Yapılara ait kaldırım kahvelerini ve giriş kapılarını, rüzgârın ziyaretçilere vereceği rahatsızlığın az olacağı ya da hiç olmayacağı yerlere yapıyoruz. İnsanların rüzgârlı bir alışveriş merkezini davetkâr bulmasını beklemek çok gerçekçi olmaz. Rüzgâr özellikle yüksek yapıların çevresinde kuvvetli bir biçimde esebilir ve bu durum rüzgârın şiddetli olduğu anlarda tehlikelere bile yol açabilir. Biz rüzgâr türbinlerini tam da bu tanıma uyan, rüzgârın şiddetli bir biçimde estiği ve ayrıca akış hızının değişmediği yerlere kuruyoruz.
Rüzgâr havalimanlarında ve helikopter platformlarında uçuş güzergâhlarını sekteye uğratabilir. Özellikle iniş pistleri ve platformları olan yüksek binalar havada, tehlikeli durumlara neden olacak şekilde türbülans yaratabilir. Öte yandan açık deniz platformları ve denizde gerçekleşen gemi yapımları, helikopter iniş platformlarındakine benzer tehlikelere yol açabilir.

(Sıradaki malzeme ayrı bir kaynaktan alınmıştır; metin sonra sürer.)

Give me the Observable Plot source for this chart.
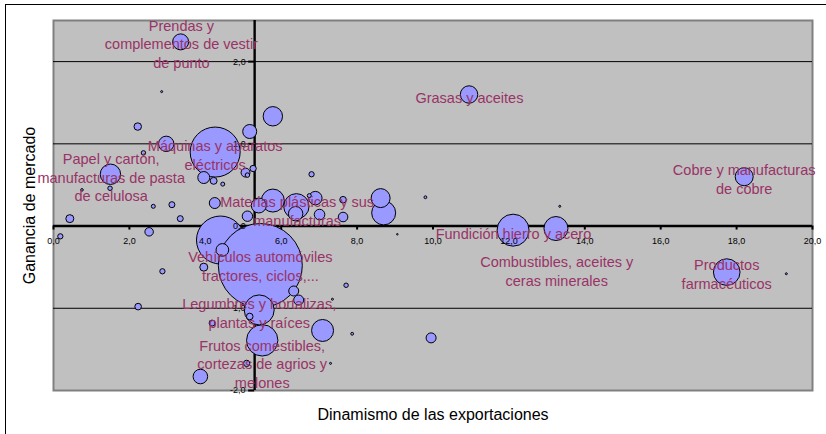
<!DOCTYPE html>
<html>
<head>
<meta charset="utf-8">
<script src="https://cdn.jsdelivr.net/npm/d3@7"></script>
<script src="https://cdn.jsdelivr.net/npm/@observablehq/plot@0.6"></script>
<style>
  html, body { margin: 0; padding: 0; background: #fff; overflow: hidden; }
  #wrap { position: relative; width: 826px; height: 434px; overflow: hidden; }
  #outer { position: absolute; left: 5px; top: 4px; width: 900px; height: 500px; border: 1.5px solid #000; }
  #chart { position: absolute; left: 0; top: 0; }
</style>
</head>
<body>
<div id="wrap"><div id="outer"></div><div id="chart"></div></div>
<script>
// Bubble data (drawing order): dynamism of exports (x), market gain (y), weight (bubble area)
const dinamismo = [4.40, 5.45, 4.26, 12.11, 5.50, 5.42, 17.74, 6.40, 8.70, 13.24, 5.78, 7.09, 1.50, 5.78, 8.62, 18.20, 10.95, 3.35, 2.97, 5.41, 3.87, 6.38, 5.17, 6.90, 4.45, 3.96, 4.25, 7.01, 5.11, 6.33, 6.46, 9.95, 7.63, 5.06, 2.52, 0.43, 3.96, 2.22, 4.22, 7.63, 2.23, 5.17, 5.26, 5.09, 3.12, 3.34, 4.18, 6.80, 0.18, 2.87, 2.37, 1.49, 5.11, 7.71, 4.46, 2.63, 6.74, 9.80, 7.87, 0.75, 2.85, 7.30, 7.35, 19.31, 13.34, 9.06];
const ganancia  = [-0.17, -0.48, 0.90, -0.05, -1.39, -1.02, -0.56, 0.24, 0.16, -0.03, 0.31, -1.27, 0.63, 1.335, 0.34, 0.60, 1.60, 2.24, 1.00, 0.25, -1.83, 0.15, 1.15, 0.34, -0.29, 0.59, 0.28, 0.14, 0.12, -0.79, -0.90, -1.36, 0.11, 0.65, -0.07, 0.09, -0.50, 1.21, 0.55, 0.32, -0.98, -1.10, 0.70, -1.67, 0.26, 0.09, -1.18, 0.63, -0.125, -0.55, 0.89, 0.46, 0.62, -0.72, 0.51, 0.24, 0.37, 0.35, -1.31, 0.44, 1.635, -1.67, -0.89, -0.58, 0.24, -0.10];
const peso      = [57.6, 176.4, 62.5, 25.6, 24.6, 22.5, 17.7, 16.1, 14.4, 14.4, 13.2, 12.1, 10.4, 9.4, 9.0, 8.1, 7.6, 6.4, 5.9, 5.6, 5.3, 5.2, 4.9, 4.5, 4.0, 3.6, 3.0, 2.8, 2.7, 2.5, 2.5, 2.5, 2.3, 2.0, 1.8, 1.6, 1.6, 1.4, 1.2, 1.1, 1.1, 1.1, 1.0, 1.0, 0.9, 0.9, 0.9, 0.7, 0.7, 0.7, 0.5, 0.5, 0.5, 0.5, 0.4, 0.4, 0.4, 0.2, 0.2, 0.17, 0.1, 0.1, 0.1, 0.1, 0.1, 0.06];

// Category labels and where they sit (data coordinates)
const etiquetas = [
  "Prendas y\ncomplementos de vestir\nde punto",
  "Grasas y aceites",
  "Máquinas y aparatos\neléctricos",
  "Papel y cartón,\nmanufacturas de pasta\nde celulosa",
  "Cobre y manufacturas\nde cobre",
  "Materias plásticas y sus\nmanufacturas",
  "Fundición hierro y acero",
  "Vehículos automóviles\ntractores, ciclos,...",
  "Combustibles, aceites y\nceras minerales",
  "Productos\nfarmacéuticos",
  "Legumbres y hortalizas,\nplantas y raíces",
  "Frutos comestibles,\ncortezas de agrios y\nmelones"
];
const etiquetaX = [3.37, 10.96, 4.26, 1.52, 18.20, 6.42, 12.12, 5.45, 13.26, 17.74, 5.42, 5.50];
const etiquetaY = [2.22, 1.57, 0.87, 0.60, 0.58, 0.19, -0.08, -0.48, -0.54, -0.58, -1.05, -1.67];

// Axes
const xTicks = [0, 2, 4, 6, 8, 10, 12, 14, 16, 18, 20];
const yTicks = [2, 1, 0, -1, -2];
const gridY = [2, 1, -1];
const cruceEjeY = 5.3;   // x value where the vertical axis crosses
const tituloX = "Dinamismo de las exportaciones";
const tituloY = "Ganancia de mercado";

const bubbles = dinamismo.map((d, i) => ({x: d, y: ganancia[i], w: peso[i]}));
const labels = etiquetas.map((t, i) => ({t, x: etiquetaX[i], y: etiquetaY[i]}));
const fmt = v => v.toFixed(1).replace(".", ",");
const font = "Arial, 'Liberation Sans', sans-serif";

const chart = Plot.plot({
  width: 826,
  height: 434,
  marginLeft: 53,
  marginRight: 14,
  marginTop: 20,
  marginBottom: 44,
  style: {fontFamily: font, background: "transparent"},
  x: {domain: [0, 20], axis: null},
  y: {domain: [-2, 2.5], axis: null},
  r: {type: "sqrt", domain: [0, 176.4], range: [0, 42]},
  marks: [
    Plot.frame({fill: "#C0C0C0", stroke: "#808080", strokeWidth: 2}),
    Plot.ruleY(gridY, {stroke: "#000", strokeWidth: 1}),
    Plot.ruleY([0], {stroke: "#000", strokeWidth: 2.4}),
    Plot.ruleX([cruceEjeY], {stroke: "#000", strokeWidth: 2.4}),
    Plot.ruleX(xTicks, {x: d => d, y1: 0, y2: 0, insetBottom: -4, stroke: "#000", strokeWidth: 2}),
    Plot.ruleY(yTicks, {y: d => d, x1: cruceEjeY, x2: cruceEjeY, insetLeft: -6, stroke: "#000", strokeWidth: 2}),
    Plot.dot(bubbles, {x: "x", y: "y", r: "w", fill: "#9999FF", fillOpacity: 1, stroke: "#000", strokeWidth: 1, sort: null}),
    Plot.text(xTicks, {x: d => d, y: 0, text: fmt, dy: 15, fontSize: 9, fill: "#000", lineAnchor: "middle"}),
    Plot.text(yTicks, {x: cruceEjeY, y: d => d, text: fmt, dx: -9, textAnchor: "end", fontSize: 9, fill: "#000", lineAnchor: "middle"}),
    Plot.text(labels, {x: "x", y: "y", text: "t", fontSize: 14.5, lineHeight: 1.28, fill: "#993366", lineAnchor: "middle"}),
    Plot.text([tituloX], {frameAnchor: "bottom", dy: 24, fontSize: 16, fill: "#000", textAnchor: "middle", lineAnchor: "middle"}),
    Plot.text([tituloY], {frameAnchor: "left", dx: -24, rotate: -90, fontSize: 16, fill: "#000", textAnchor: "middle", lineAnchor: "middle"})
  ]
});
document.getElementById("chart").appendChild(chart);
</script>
</body>
</html>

Rüzgâr, bacalardan, kara ve deniz taşıtlarından çıkan atık gazları ve fabrikaların çıkardığı tehlikeli maddeleri uzaklara sürükleyebilir ve insana rahatsızlık vermeyecek derecede inceltebilir. Bazen rüzgâr yanlış yönden eser ve yakındaki bir sanayi bölgesinden gelen (kötü) kokulardan rahatsız oluruz.

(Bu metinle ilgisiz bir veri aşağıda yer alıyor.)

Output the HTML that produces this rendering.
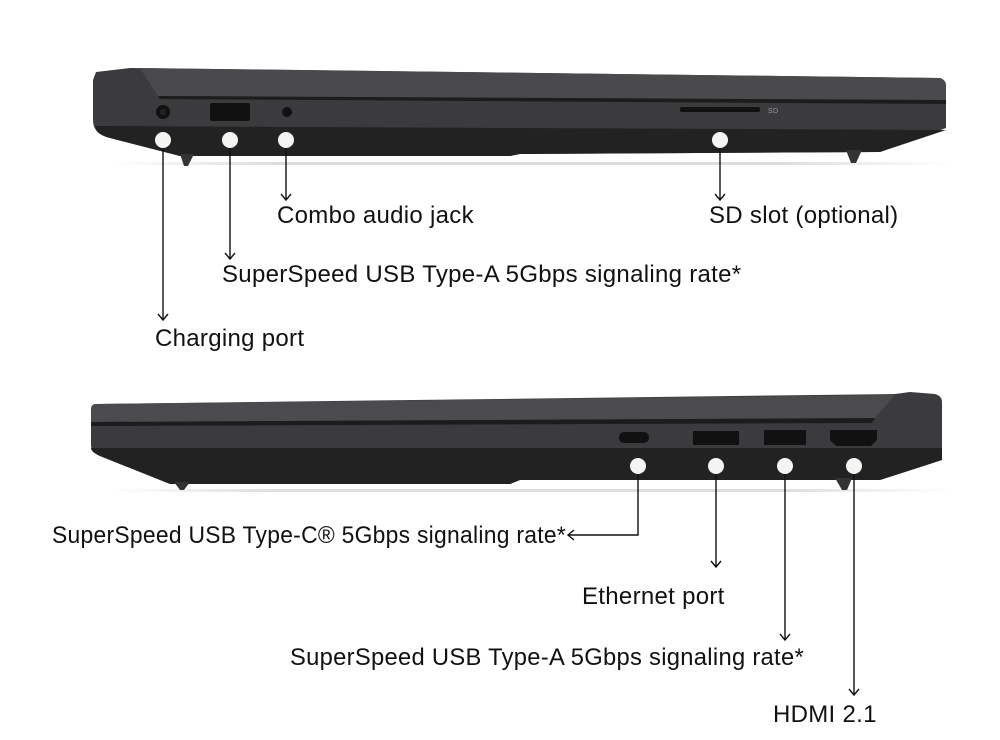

Birbirine yakın yapılar birbirini etkiler. Bu nedenle rüzgârın inşaatlar üzerinde oluşturduğu yük, bazı noktalarda büyük ölçüde artabilir. Tasarım sırasında bu hususun hesaba katılması gerekir.
Ne yapıyoruz?
Özel bilgisayar programlarıyla yapıların çevresindeki rüzgâr akımlarını hesaplarız. Konu kentsel bölgelerde veya bir gemilerin çıkardığı atık gazlarda olduğu gibi çok karmaşık bir hal aldığında, rüzgâr tünelimizden yararlanırız. Rüzgâr tüneli araştırmalarında rüzgârı, gerçekte ne olup bittiğini anlamak için bir model ya da maketin etrafında estiririz. Bu tür araştırmalarda 35 yılı aşkın deneyime sahibiz.